## Task
Lines containing the word "with" should be extracted in full.

## Source excerpt
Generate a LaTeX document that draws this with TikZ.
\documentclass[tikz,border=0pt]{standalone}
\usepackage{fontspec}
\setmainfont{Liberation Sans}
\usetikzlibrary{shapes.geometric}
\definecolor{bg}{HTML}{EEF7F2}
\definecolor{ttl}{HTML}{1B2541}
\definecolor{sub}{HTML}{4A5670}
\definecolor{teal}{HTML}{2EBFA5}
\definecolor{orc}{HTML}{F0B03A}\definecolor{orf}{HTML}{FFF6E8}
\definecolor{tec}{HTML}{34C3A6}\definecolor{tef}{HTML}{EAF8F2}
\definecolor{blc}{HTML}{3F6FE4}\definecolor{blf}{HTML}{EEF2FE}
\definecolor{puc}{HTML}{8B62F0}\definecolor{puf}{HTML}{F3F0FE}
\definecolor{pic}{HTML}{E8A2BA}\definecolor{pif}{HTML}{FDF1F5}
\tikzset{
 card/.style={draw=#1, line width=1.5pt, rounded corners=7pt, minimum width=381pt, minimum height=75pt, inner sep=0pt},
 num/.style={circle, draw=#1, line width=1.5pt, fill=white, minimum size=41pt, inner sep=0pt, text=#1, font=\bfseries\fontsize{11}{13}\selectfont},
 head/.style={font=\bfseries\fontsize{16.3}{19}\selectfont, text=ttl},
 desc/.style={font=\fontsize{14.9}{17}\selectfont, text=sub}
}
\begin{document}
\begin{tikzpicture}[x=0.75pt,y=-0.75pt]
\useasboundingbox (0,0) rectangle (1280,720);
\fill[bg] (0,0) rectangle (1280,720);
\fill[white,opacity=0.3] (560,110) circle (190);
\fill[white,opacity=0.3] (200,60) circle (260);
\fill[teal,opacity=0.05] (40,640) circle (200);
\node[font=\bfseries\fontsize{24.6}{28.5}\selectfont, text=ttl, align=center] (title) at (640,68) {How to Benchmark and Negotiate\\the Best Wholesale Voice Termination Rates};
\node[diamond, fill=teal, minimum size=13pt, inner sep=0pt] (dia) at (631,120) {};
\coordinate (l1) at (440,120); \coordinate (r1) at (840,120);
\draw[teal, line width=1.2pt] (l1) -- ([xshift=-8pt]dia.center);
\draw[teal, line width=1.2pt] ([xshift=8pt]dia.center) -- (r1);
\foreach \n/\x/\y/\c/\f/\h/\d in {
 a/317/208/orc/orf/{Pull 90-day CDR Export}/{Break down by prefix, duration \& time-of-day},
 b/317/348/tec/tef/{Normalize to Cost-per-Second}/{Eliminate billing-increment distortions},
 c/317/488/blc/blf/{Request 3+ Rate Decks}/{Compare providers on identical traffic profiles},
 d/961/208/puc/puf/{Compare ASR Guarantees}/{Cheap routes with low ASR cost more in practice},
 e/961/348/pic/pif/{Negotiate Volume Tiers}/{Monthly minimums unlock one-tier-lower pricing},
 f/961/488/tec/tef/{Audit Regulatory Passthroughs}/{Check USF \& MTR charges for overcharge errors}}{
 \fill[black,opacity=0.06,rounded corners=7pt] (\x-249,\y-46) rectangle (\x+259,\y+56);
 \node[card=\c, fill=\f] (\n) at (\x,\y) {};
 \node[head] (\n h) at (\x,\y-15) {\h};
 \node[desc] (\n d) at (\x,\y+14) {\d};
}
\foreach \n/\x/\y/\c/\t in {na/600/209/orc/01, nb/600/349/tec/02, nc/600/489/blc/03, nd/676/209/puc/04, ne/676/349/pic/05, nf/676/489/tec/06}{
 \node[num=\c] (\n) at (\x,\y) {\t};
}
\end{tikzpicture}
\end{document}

## Final result
Generate a LaTeX document that draws this with TikZ.
 d/961/208/puc/puf/{Compare ASR Guarantees}/{Cheap routes with low ASR cost more in practice},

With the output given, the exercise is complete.